И она посмотрела на него с такой откровенной насмешкой, как будто презирала его за его выходку.
И все-таки эта русская блондинка казалась ему сейчас прекраснее, чем когда-либо. В ее холодных, почти суровых глазах отражалась вся ее душа.
— Простите великодушно, если я причинил вам неудовольствие, — проговорил Федор, почтительно подавая платок.
Она не обратила внимания на его слова, взяла мокрый платок, не поблагодарив его, и опять злорадно взглянула на молодого человека.
— На кого вы похожи, — злобно вырвалось у нее. — Я должна была поблагодарить вас, но меня возмущает ваше легкомысленное геройство. Григорий, посуши на солнце костюм господина! А вы, сударь, примите мою благодарность!
Он хотел ей представиться, но она жестом указала на солнечное место у берега, давая вместе с тем понять, что дальнейшая беседа с Федором для нее нежелательна. Молодой человек вместе с грумом удалились на указанное дамой место. Федор охотно отказался бы от услуг: заходящее солнце было достаточно сильно, чтобы высушить мокрое платье и без посторонней помощи.
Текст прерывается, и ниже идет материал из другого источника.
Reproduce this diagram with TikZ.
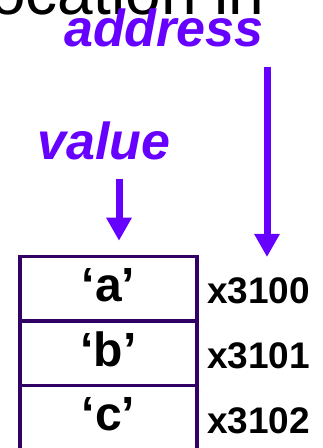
\documentclass[tikz,border=0pt]{standalone}
\usepackage{fontspec}
\setmainfont{Liberation Sans}
\usepackage{tikz}
\usetikzlibrary{arrows.meta,positioning}
\usepackage{xcolor}
\definecolor{tagpurple}{HTML}{6600FF}
\definecolor{memline}{HTML}{330066}

\begin{document}
\begin{tikzpicture}[
    x=1pt, y=1pt,
    cell/.style={draw=memline, line width=3.5pt, outer sep=0pt, inner sep=0pt, minimum width=177pt, minimum height=64.5pt, text height=35pt, text depth=9pt, font=\fontsize{48}{48}\selectfont\bfseries},
    addr/.style={inner sep=0pt, anchor=base west, font=\fontsize{37}{37}\selectfont\bfseries},
    tag/.style={inner sep=0pt, anchor=base, text=tagpurple, font=\fontsize{52}{52}\selectfont\bfseries\itshape},
    arrow/.style={-{Triangle[length=23pt, width=24pt]}, line width=7pt, draw=tagpurple}
]
\useasboundingbox (0,0) rectangle (323,448);
\clip (0,0) rectangle (323,448);

\node[inner sep=0pt, anchor=base east, font=\fontsize{64}{64}\selectfont] (heading) at (264.5,433) {location in};
\node[tag] (address) at (164,401) {address};
\node[tag] (value) at (104,288) {value};

\node[cell] (cell1) at (108.5,159) {‘a’};
\node[cell, below=0pt of cell1] (cell2) {‘b’};
\node[cell, below=0pt of cell2] (cell3) {‘c’};

\node[addr] (addr1) at ([xshift=10pt,yshift=-15pt]cell1.east) {x3100};
\node[addr] (addr2) at ([xshift=10pt,yshift=-15pt]cell2.east) {x3101};
\node[addr] (addr3) at ([xshift=10pt,yshift=-15pt]cell3.east) {x3102};

\coordinate (valtip) at ([xshift=10.5pt,yshift=16pt]cell1.north);
\coordinate (addrtip) at (267,191);
\draw[arrow, shorten <=18pt] (valtip |- value.south) -- (valtip);
\draw[arrow, shorten <=19pt] (addrtip |- address.south) -- (addrtip);
\end{tikzpicture}
\end{document}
Но была другая причина, по которой присутствие слуги ему могло быть только приятно. От него он надеялся узнать некоторые подробности относительно знатной госпожи. И его надежды оправдались. Хорошее вознаграждение развязало язык слуги. От него Федор узнал, что дама — немка, бездетная вдова какого-то русского барона, что зовут ее Ада Боброва и что ей около тридцати лет.
— Она богата и красива, — повествовал словоохотливый камердинер, — но горда и деспотична. Я служил у ее матери, умершей год тому назад, а теперь, к несчастью, поступил к ее дочери. Я говорю к несчастью, потому что мне становится не под силу переносить ее капризы и унизительное обращение. На этой неделе я в последний раз буду иметь сомнительное удовольствие вытирать песок и воду с ног своей повелительницы. А затем, прощайте, гордая госпожа, осчастливьте другого вашим презрением и строгостью! Вы должны знать, господин, что моя барыня строга и вспыльчива; за малейшее ослушание она применяет наказания. Но я не позволю над собой издеваться, я не в России. Ее покойные родители пускали в ход плеть лишь в очень редких случаях!..
— Часто ваша госпожа пользуется этим варварским орудием пытки? — спросил Федор, страстно сверкая глазами.
Но он успел заметить лишь болезненно-грустную улыбку грума, потому что пронзительный свист прервал их беседу. Это баронесса призывала серебряным свистком своего слугу к исполнению обязанностей. Григорий, не извинившись, стремглав бросился к своей госпоже.